Mandera opens first teachers’ training college
Mandera’s first teachers training college has opened its doors and batch of 50 students have been enrolled under the school-based programme.
All the students are holiday based students as the college is expected admit more regular students in September.
The institution, which was constructed by Mandera county government, has a capacity of 120 fulltime students, according to the college principal, Ibrahim Hassan.
Opening of the college comes as a blessing to the border County whose education sector suffered immensely following series of deadly terror attacks in the past two years.
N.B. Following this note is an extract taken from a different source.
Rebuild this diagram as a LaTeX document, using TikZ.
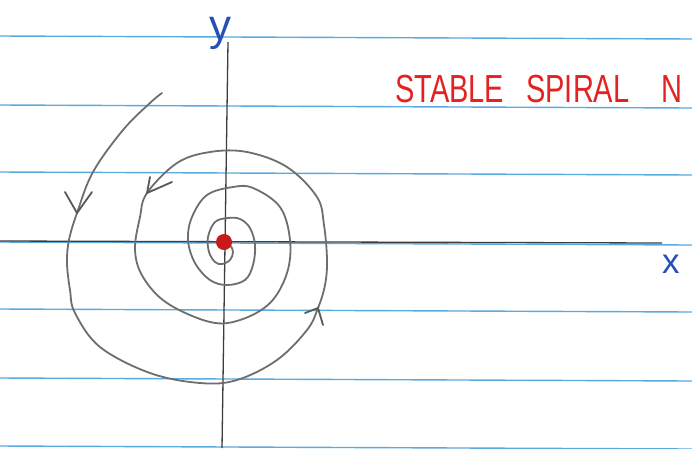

Hassan said the establishment of the college was fast-tracked following the mass exodus of non-local teachers due to insecurity.
“Most of the non-local teachers deserted their workstations citing security concerns. As a result, educational operations in the county were paralysed. We felt there was need to have a teachers’ training college in Mandera County,” said Mr Hassan.
Ahmed Omar Ali, one of the first students to join the Mandera TTC said that the opening of the college in Mandera will bridge the gap left by the mass exodus of non-local teachers in the wake of the increased terror attacks.
Ali urged students to make use of the facility in their doorstep to play their part in boosting the education standards of the County.
Early this year, Mandera Teachers Service Commission director Jimali Ahmed said the county had a shortage of 1,800 teachers.
Mr Ahmed said 850 teachers fled the county at the height of insecurity, after 28 of their colleagues on a Nairobi-bound bus that was hijacked by Al-Shabaab terrorists were killed.
“We have a serious shortage of teachers in many schools in Mandera despite having employed 671 after the exodus,” he said.
Since the exodus, only 70 vacancies were filled in secondary schools despite the TSC giving Mandera 200 slots.
The county government hired 910 Form Four leavers to teach in the county after the 2014 bus attack.
There are 42 public secondary schools and 210 public primary schools in Mandera.